Nobody took Dad's death harder than my brother, Vilhelm, who at sixteen felt it was now his responsibility—as the man of the house—to shoulder the brunt of the financial void left by my father's passing. Smart and resourceful, my brother recognized he wasn't old enough to earn the kind of money our family would need to survive, so in early 1989, he contacted a man who he knew could help.
Unlike the relationship I shared with Vilhelm, Simon Gruber never cared much for his cocksure younger brother, Hans. Split apart in their native country by the upraising of the Berlin Wall, Simon and Hans Gruber's rivalry came about early on in their youth. Vilhelm utilized this detail masterfully, guising his redemptive proposition to Simon in the form of a game: "Defeat John McClane," my brother said, "And you'll accomplish something Hans could never do." Six years later, in the Spring of 1995, the "Simon Says" ploy was set in motion at the Federal Reserve Bank in New York City.
I remember exactly where I was when I learned that my big brother had been killed. A sweet rhythm oozed through our stereo speakers, as the girls from TLC recommended that we "stick to the rivers and lakes we're used to" in lieu of chasing waterfalls. Vilhelm, along with his mentor, Simon, were both incinerated in a helicopter explosion. An NYPD officer serving a substance abuse violation fired the shot that took the chopper down. Once again, John McClane had blown a hole right through the center of our lives, acting as judge, jury, and executioner for a second consecutive time.
Three years later, as our wounds were beginning to heal, my mother died from a massive heart attack while she and Nadia were together watching a film. "There was something about that actor in Armageddon that didn't quite rub Mom the right way," my sister said. In her final breath, all my mother could manage to eke out was, "McClane…"
My intention for writing this was never to shame Officer McClane. In fact, in the years since my father, brother and mother's death, I've learned to forgive the "cowboy cop" altogether.
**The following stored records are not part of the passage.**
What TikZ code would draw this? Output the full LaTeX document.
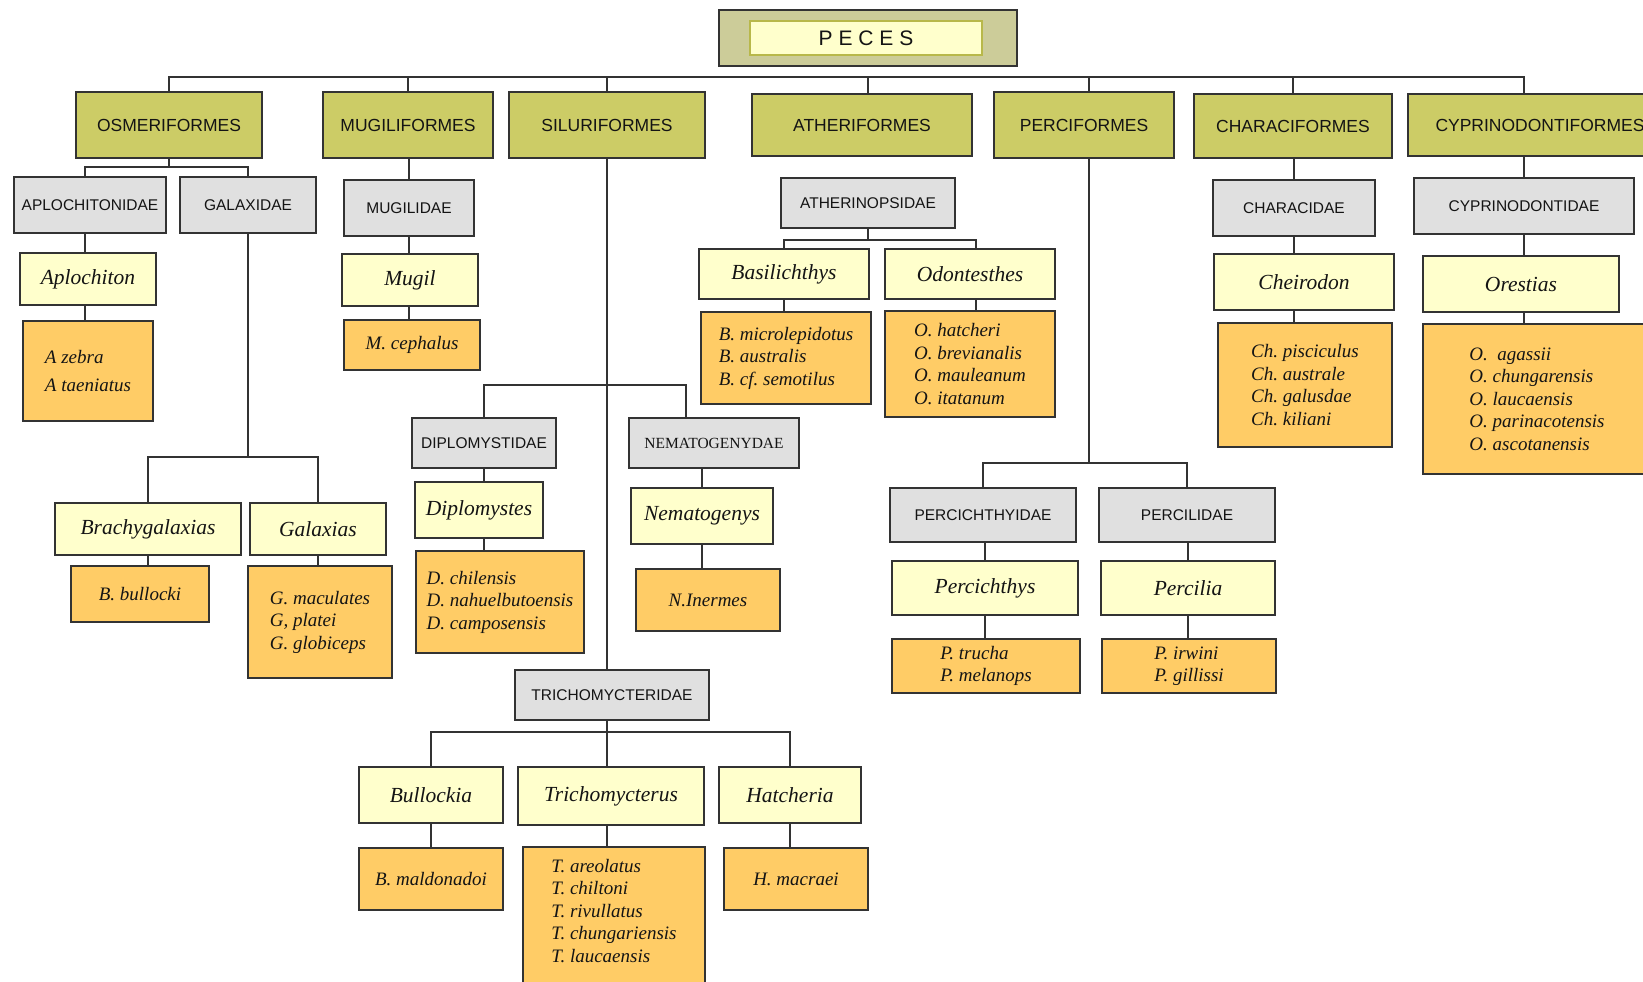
\documentclass[tikz,border=0pt]{standalone}
\usepackage{fontspec}
\setmainfont{Liberation Serif}
\newfontfamily\sansf{Liberation Sans}
\usetikzlibrary{calc}
\definecolor{ordc}{HTML}{CCCC66}
\definecolor{pecc}{HTML}{CCCC99}
\definecolor{pecb}{HTML}{B8B84A}
\definecolor{famc}{HTML}{E0E0E0}
\definecolor{genc}{HTML}{FFFFCC}
\definecolor{sppc}{HTML}{FFCC66}
\definecolor{edge}{HTML}{333333}
\definecolor{txt}{HTML}{141414}
\newcommand\fOrd{\sansf\fontsize{17.5}{21}\selectfont}
\newcommand\fFam{\sansf\fontsize{15.5}{18}\selectfont}
\newcommand\fNem{\rmfamily\fontsize{15.5}{18}\selectfont}
\newcommand\fGen{\rmfamily\itshape\fontsize{21.5}{25}\selectfont}
\newcommand\fSpp{\rmfamily\itshape\fontsize{19}{22.5}\selectfont}
\tikzset{
  box/.style={draw=edge, line width=2pt, inner sep=0pt, text=txt, align=center},
  wh/.style 2 args={minimum width=#1pt, minimum height=#2pt},
  ordbox/.style={box, fill=ordc, font=\fOrd},
  fambox/.style={box, fill=famc, font=\fFam},
  genbox/.style={box, fill=genc, font=\fGen},
  sppbox/.style={box, fill=sppc, font=\fSpp, align=left},
  conn/.style={draw=edge, line width=2pt},
}
\begin{document}
\begin{tikzpicture}[x=1pt,y=-1pt]
\useasboundingbox (0,0) rectangle (1643,982);
\clip (0,0) rectangle (1643,982);

% root
\node[box, fill=pecc, wh={298}{56}] (pecesout) at (868,38) {};
\node[box, draw=pecb, line width=1.5pt, fill=genc, wh={232}{34}, font=\sansf\fontsize{21}{24}\selectfont] (peces) at (866,38) {P E C E S};

% orders
\node[ordbox, wh={186}{66}] (osm) at (169,125) {OSMERIFORMES};
\node[ordbox, wh={170}{66}] (mug) at (408,125) {MUGILIFORMES};
\node[ordbox, wh={196}{66}] (sil) at (607,125) {SILURIFORMES};
\node[ordbox, wh={220}{62}] (ath) at (862,125) {ATHERIFORMES};
\node[ordbox, wh={180}{66}] (per) at (1084,125) {PERCIFORMES};
\node[ordbox, wh={198}{64}] (cha) at (1293,126) {CHARACIFORMES};
\node[ordbox, wh={264}{62}] (cyp) at (1540,125) {CYPRINODONTIFORMES};

% families
\node[fambox, wh={152}{56}] (aploc) at (90,205) {APLOCHITONIDAE};
\node[fambox, wh={136}{56}] (galax) at (248,205) {GALAXIDAE};
\node[fambox, wh={130}{56}] (mugid) at (409,208) {MUGILIDAE};
\node[fambox, wh={174}{50}] (atherin) at (868,203) {ATHERINOPSIDAE};
\node[fambox, wh={162}{56}] (charac) at (1294,208) {CHARACIDAE};
\node[fambox, wh={220}{56}] (cyprid) at (1524,206) {CYPRINODONTIDAE};
\node[fambox, wh={144}{50}] (diplo) at (484,443) {DIPLOMYSTIDAE};
\node[fambox, wh={170}{50}, font=\fNem] (nemato) at (714,443) {NEMATOGENYDAE};
\node[fambox, wh={194}{50}] (tricho) at (612,695) {TRICHOMYCTERIDAE};
\node[fambox, wh={186}{54}] (percich) at (983,515) {PERCICHTHYIDAE};
\node[fambox, wh={176}{54}] (percil) at (1187,515) {PERCILIDAE};

% genera
\node[genbox, wh={136}{52}] (aplochiton) at (88,279) {Aplochiton};
\node[genbox, wh={136}{52}] (mugil) at (410,280) {Mugil};
\node[genbox, wh={170}{50}] (basil) at (784,274) {Basilichthys};
\node[genbox, wh={170}{50}] (odont) at (970,274) {Odontesthes};
\node[genbox, wh={180}{56}] (cheir) at (1304,282) {Cheirodon};
\node[genbox, wh={196}{56}] (orest) at (1521,284) {Orestias};
\node[genbox, wh={186}{52}] (brachy) at (148,529) {Brachygalaxias};
\node[genbox, wh={136}{52}] (galaxias) at (318,529) {Galaxias};
\node[genbox, wh={128}{56}] (diplomystes) at (479,510) {Diplomystes};
\node[genbox, wh={142}{56}] (nematogenys) at (702,516) {Nematogenys};
\node[genbox, wh={186}{54}] (percichthys) at (985,588) {Percichthys};
\node[genbox, wh={174}{54}] (percilia) at (1188,588) {Percilia};
\node[genbox, wh={144}{56}] (bullockia) at (431,795) {Bullockia};
\node[genbox, wh={186}{58}] (trichomycterus) at (611,796) {Trichomycterus};
\node[genbox, wh={142}{56}] (hatcheria) at (790,795) {Hatcheria};

% species
\node[sppbox, wh={130}{100}] (azebra) at (88,371) {A~zebra\\[5.5pt]A~taeniatus};
\node[sppbox, wh={136}{50}] (mceph) at (412,345) {M.~cephalus};
\node[sppbox, wh={170}{92}] (bmicro) at (786,358) {B.~microlepidotus\\B.~australis\\B.~cf.~semotilus};
\node[sppbox, wh={170}{106}] (ohatch) at (970,364) {O.~hatcheri\\O.~brevianalis\\O.~mauleanum\\O.~itatanum};
\node[sppbox, wh={174}{124}] (chpisc) at (1305,385) {Ch.~pisciculus\\Ch.~australe\\Ch.~galusdae\\Ch.~kiliani};
\node[sppbox, wh={228}{150}] (oagas) at (1537,399) {O.~~agassii\\O.~chungarensis\\O.~laucaensis\\O.~parinacotensis\\O.~ascotanensis};
\node[sppbox, wh={138}{56}] (bbull) at (140,594) {B.~bullocki};
\node[sppbox, wh={144}{112}] (gmac) at (320,622) {G.~maculates\\G,~platei\\G.~globiceps};
\node[sppbox, wh={168}{102}] (dchil) at (500,602) {D.~chilensis\\D.~nahuelbutoensis\\D.~camposensis};
\node[sppbox, wh={144}{62}] (ninerm) at (708,600) {N.Inermes};
\node[sppbox, wh={188}{54}] (ptrucha) at (986,666) {P.~trucha\\P.~melanops};
\node[sppbox, wh={174}{54}] (pirwini) at (1189,666) {P.~irwini\\P.~gillissi};
\node[sppbox, wh={144}{62}] (bmaldo) at (431,879) {B.~maldonadoi};
\node[sppbox, wh={144}{62}] (hmacr) at (796,879) {H.~macraei};
\node[sppbox, minimum width=182pt, inner ysep=12pt, anchor=north] (tareo) at (614,846) {T.~areolatus\\T.~chiltoni\\T.~rivullatus\\T.~chungariensis\\T.~laucaensis\rule[-40pt]{0pt}{0pt}};

% helper coordinates
\coordinate (bar) at (0,77);
\coordinate (bO) at (0,167);
\coordinate (bG) at (0,457);
\coordinate (bS) at (0,385);
\coordinate (bT) at (0,732);
\coordinate (bA) at (0,240);
\coordinate (bP) at (0,463);
\coordinate (perX) at (1089,0);
\coordinate (nemX) at (686,0);
\coordinate (silX) at (607,0);
\coordinate (aplX) at (85,0);
\coordinate (odX) at (976,0);

% top level
\draw[conn] (osm.north) -- (osm.north |- bar) -- (cyprid.north |- bar) -- (cyprid.north |- cyp.north);
\foreach \n in {mug,sil,cha} \draw[conn] (\n.north) -- (\n.north |- bar);
\draw[conn] (atherin.north |- ath.north) -- (atherin.north |- bar);
\draw[conn] (perX |- per.north) -- (perX |- bar);

% osmeriformes
\draw[conn] (osm.south) -- (osm.south |- bO);
\draw[conn] (aplX |- aploc.north) -- (aplX |- bO) -- (galax.north |- bO) -- (galax.north);
\draw[conn] (aplX |- aploc.south) -- (aplX |- aplochiton.north);
\draw[conn] (aplX |- aplochiton.south) -- (aplX |- azebra.north);
\draw[conn] (galax.south) -- (galax.south |- bG);
\draw[conn] (brachy.north) -- (brachy.north |- bG) -- (galaxias.north |- bG) -- (galaxias.north);
\draw[conn] (brachy.south) -- (brachy.south |- bbull.north);
\draw[conn] (galaxias.south) -- (galaxias.south |- gmac.north);

% mugiliformes
\draw[conn] (mugid.north |- mug.south) -- (mugid.north);
\draw[conn] (mugid.south) -- (mugid.south |- mugil.north);
\draw[conn] (mugid.south |- mugil.south) -- (mugid.south |- mceph.north);

% siluriformes
\draw[conn] (silX |- sil.south) -- (silX |- tricho.north);
\draw[conn] (diplo.north) -- (diplo.north |- bS) -- (nemX |- bS) -- (nemX |- nemato.north);
\draw[conn] (diplo.south) -- (diplo.south |- diplomystes.north);
\draw[conn] (diplo.south |- diplomystes.south) -- (diplo.south |- dchil.north);
\draw[conn] (nematogenys.north |- nemato.south) -- (nematogenys.north);
\draw[conn] (nematogenys.south) -- (nematogenys.south |- ninerm.north);
\draw[conn] (silX |- tricho.south) -- (silX |- trichomycterus.north);
\draw[conn] (bullockia.north) -- (bullockia.north |- bT) -- (hatcheria.north |- bT) -- (hatcheria.north);
\draw[conn] (bullockia.south) -- (bullockia.south |- bmaldo.north);
\draw[conn] (silX |- trichomycterus.south) -- (silX |- tareo.north);
\draw[conn] (hatcheria.south) -- (hatcheria.south |- hmacr.north);

% atheriformes
\draw[conn] (atherin.south) -- (atherin.south |- bA);
\draw[conn] (basil.north) -- (basil.north |- bA) -- (odX |- bA) -- (odX |- odont.north);
\draw[conn] (basil.south) -- (basil.south |- bmicro.north);
\draw[conn] (odX |- odont.south) -- (odX |- ohatch.north);

% perciformes
\draw[conn] (perX |- per.south) -- (perX |- bP);
\draw[conn] (percich.north) -- (percich.north |- bP) -- (percil.north |- bP) -- (percil.north);
\draw[conn] (percichthys.north |- percich.south) -- (percichthys.north);
\draw[conn] (percichthys.south) -- (percichthys.south |- ptrucha.north);
\draw[conn] (percilia.north |- percil.south) -- (percilia.north);
\draw[conn] (percilia.south) -- (percilia.south |- pirwini.north);

% characiformes
\draw[conn] (charac.north |- cha.south) -- (charac.north);
\draw[conn] (charac.south) -- (charac.south |- cheir.north);
\draw[conn] (charac.south |- cheir.south) -- (charac.south |- chpisc.north);

% cyprinodontiformes
\draw[conn] (cyprid.north |- cyp.south) -- (cyprid.north);
\draw[conn] (cyprid.south) -- (cyprid.south |- orest.north);
\draw[conn] (cyprid.south |- orest.south) -- (cyprid.south |- oagas.north);
\end{tikzpicture}
\end{document}
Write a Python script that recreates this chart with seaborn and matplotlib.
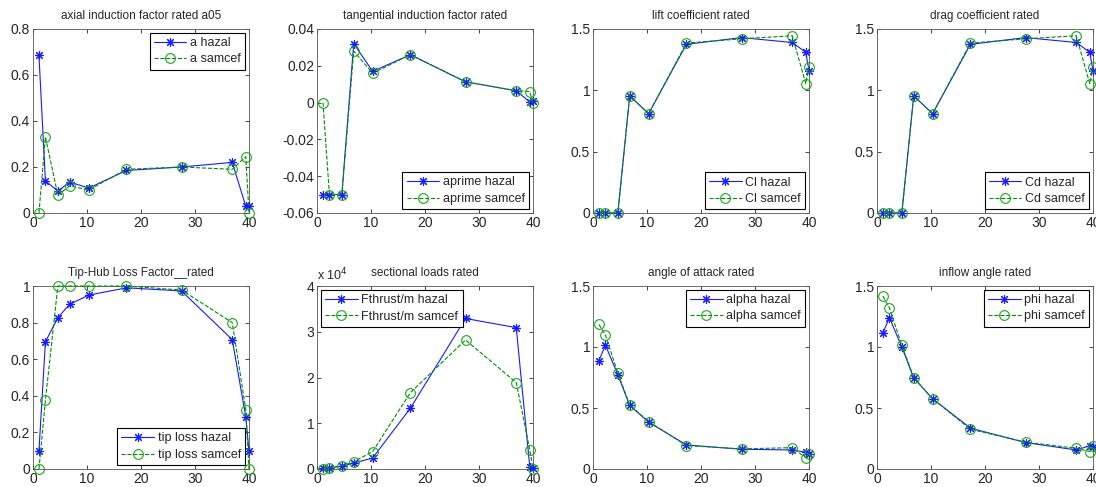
import numpy as np
import pandas as pd
import matplotlib as mpl
import matplotlib.pyplot as plt
plt.switch_backend('Agg')
import seaborn as sns

# radial stations along the blade (m)
r = [1.1, 2.3, 4.6, 6.8, 10.3, 17.3, 27.5, 36.9, 39.4, 40.0]

a_hazal = [0.685, 0.14, 0.095, 0.135, 0.108, 0.185, 0.2, 0.22, 0.03, 0.03]
a_samcef = [0.0, 0.33, 0.078, 0.118, 0.1, 0.19, 0.2, 0.19, 0.245, 0.0]

aprime_hazal = [-0.05, -0.05, -0.05, 0.032, 0.017, 0.026, 0.0113, 0.0064, 0.0004, 0.001]
aprime_samcef = [0.0, -0.05, -0.05, 0.028, 0.016, 0.026, 0.0113, 0.0065, 0.006, 0.0]

cl_hazal = [0.0, 0.0, 0.0, 0.955, 0.81, 1.375, 1.43, 1.39, 1.31, 1.16]
cl_samcef = [0.0, 0.0, 0.0, 0.955, 0.81, 1.385, 1.42, 1.445, 1.055, 1.19]

cd_hazal = [0.0, 0.0, 0.0, 0.955, 0.81, 1.375, 1.43, 1.39, 1.31, 1.16]
cd_samcef = [0.0, 0.0, 0.0, 0.955, 0.81, 1.385, 1.42, 1.445, 1.055, 1.19]

tip_hazal = [0.098, 0.695, 0.827, 0.9, 0.95, 0.99, 0.973, 0.707, 0.285, 0.098]
tip_samcef = [0.0, 0.375, 1.0, 1.0, 1.0, 1.0, 0.978, 0.8, 0.325, 0.0]

fthrust_hazal = [200, 300, 600, 1300, 2400, 13300, 32900, 30900, 500, 200]
fthrust_samcef = [100, 200, 700, 1600, 3800, 16700, 28200, 18900, 4200, 0]

alpha_hazal = [0.888, 1.015, 0.773, 0.521, 0.384, 0.197, 0.162, 0.156, 0.137, 0.12]
alpha_samcef = [1.185, 1.097, 0.787, 0.525, 0.389, 0.192, 0.165, 0.175, 0.093, 0.12]

phi_hazal = [1.116, 1.24, 1.0, 0.746, 0.576, 0.335, 0.217, 0.156, 0.19, 0.183]
phi_samcef = [1.418, 1.32, 1.014, 0.75, 0.575, 0.326, 0.22, 0.17, 0.143, 0.19]

sns.set_style("white")
plt.rcParams['font.family'] = ['Liberation Sans', 'DejaVu Sans']
plt.rcParams['axes.unicode_minus'] = False
plt.rcParams['xtick.direction'] = 'in'
plt.rcParams['ytick.direction'] = 'in'

W, H = 1096, 487
fig = plt.figure(figsize=(W / 100, H / 100), dpi=100)

lefts = [33, 317, 593, 877]
rows = [(29, 213), (286, 469)]

panels = [
    ("axial induction factor rated a05", a_hazal, a_samcef, "a hazal", "a samcef",
     (0, 0.8), np.arange(0, 0.81, 0.2), "upper right"),
    ("tangential induction factor rated", aprime_hazal, aprime_samcef, "aprime hazal", "aprime samcef",
     (-0.06, 0.04), np.arange(-0.06, 0.041, 0.02), "lower right"),
    ("lift coefficient rated", cl_hazal, cl_samcef, "Cl hazal", "Cl samcef",
     (0, 1.5), np.arange(0, 1.51, 0.5), "lower right"),
    ("drag coefficient rated", cd_hazal, cd_samcef, "Cd hazal", "Cd samcef",
     (0, 1.5), np.arange(0, 1.51, 0.5), "lower right"),
    ("Tip-Hub Loss Factor__rated", tip_hazal, tip_samcef, "tip loss hazal", "tip loss samcef",
     (0, 1), np.arange(0, 1.01, 0.2), "lower right"),
    ("sectional loads rated", fthrust_hazal, fthrust_samcef, "Fthrust/m hazal", "Fthrust/m samcef",
     (0, 40000), np.arange(0, 40001, 10000), "upper left"),
    ("angle of attack rated", alpha_hazal, alpha_samcef, "alpha hazal", "alpha samcef",
     (0, 1.5), np.arange(0, 1.51, 0.5), "upper right"),
    ("inflow angle rated", phi_hazal, phi_samcef, "phi hazal", "phi samcef",
     (0, 1.5), np.arange(0, 1.51, 0.5), "upper right"),
]

asterisk = (8, 2, 0)

for i, (title, yh, ys, lh, ls, ylim, yticks, loc) in enumerate(panels):
    top, bot = rows[i // 4]
    left = lefts[i % 4]
    ax = fig.add_axes([left / W, 1 - bot / H, 216 / W, (bot - top) / H])

    sns.lineplot(ax=ax, x=r, y=yh, sort=False, estimator=None, color="#1a1aff",
                 linewidth=0.8, marker=asterisk, markersize=6.5, markeredgewidth=0.8,
                 markeredgecolor="#1a1aff", label=lh, clip_on=False, zorder=3)
    sns.lineplot(ax=ax, x=r, y=ys, sort=False, estimator=None, color=(0, 0.55, 0),
                 linewidth=0.8, linestyle="--", marker="o", markersize=7,
                 markerfacecolor="none", markeredgecolor=(0.1, 0.65, 0.1),
                 markeredgewidth=0.8, label=ls, clip_on=False, zorder=3)

    ax.set_xlim(0, 40)
    ax.set_ylim(*ylim)
    ax.set_xticks([0, 10, 20, 30, 40])
    ax.set_yticks(yticks)
    if i == 5:
        ax.yaxis.set_major_formatter(mpl.ticker.FuncFormatter(lambda v, p: "%g" % (v / 1e4)))
        ax.text(0, 1.015, "x 10$^4$", transform=ax.transAxes, fontsize=9, ha="left", va="bottom")
    else:
        ax.yaxis.set_major_formatter(mpl.ticker.FuncFormatter(lambda v, p: "%g" % round(v, 4)))
    ax.tick_params(axis="both", labelsize=10, length=3, width=0.6, pad=2,
                   top=True, right=True, bottom=True, left=True)
    for s in ax.spines.values():
        s.set_linewidth(0.6)
        s.set_color("#555555")
    ax.set_title(title, fontsize=8.5, pad=7)

    leg = ax.legend(loc=loc, fontsize=9, fancybox=False, edgecolor="black", framealpha=1,
                    handlelength=2.6, borderpad=0.35, labelspacing=0.35, handletextpad=0.3,
                    borderaxespad=0.3)
    leg.get_frame().set_linewidth(0.8)
    leg.set_zorder(5)

fig.savefig("out.png", dpi=100)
Dad knew the risks when he got involved with the Nakatomi heist, just as Vilhelm did when he dipped his hands into the Federal Reserve fortune. Yet these two men laid down their lives in order to support something that John McClane never quite had: a family that loved him unconditionally.
My mother always claimed that I was more like her, affectionate and observant, whereas Vilhelm and Dad shared that same stubborn tenacity. There was, however, never a doubt who the toughest of us was. I still see my big sister Nadia regularly, visiting her Brooklyn apartment a couple times each month. Every time I'm there, she badgers me about why I haven't got a wife, teasing that I'm still holding out for my boyhood crush, Demi Moore. "Now there's a dame I'd kill for," I always say, and we both laugh.
You know not all heroes wear a badge and tote a pistol. You don't need to prevent a plane hijacking or stop a cyber-terrorist to be idolized. Sometimes, all it takes is waking up each morning, even when long ago a doctor said the previous day would be your last. That's where my hero's moniker came from, a name given to her years ago by my Dad. Now, all this time later, I must agree, "Die Hard" is the perfect nickname for my sister.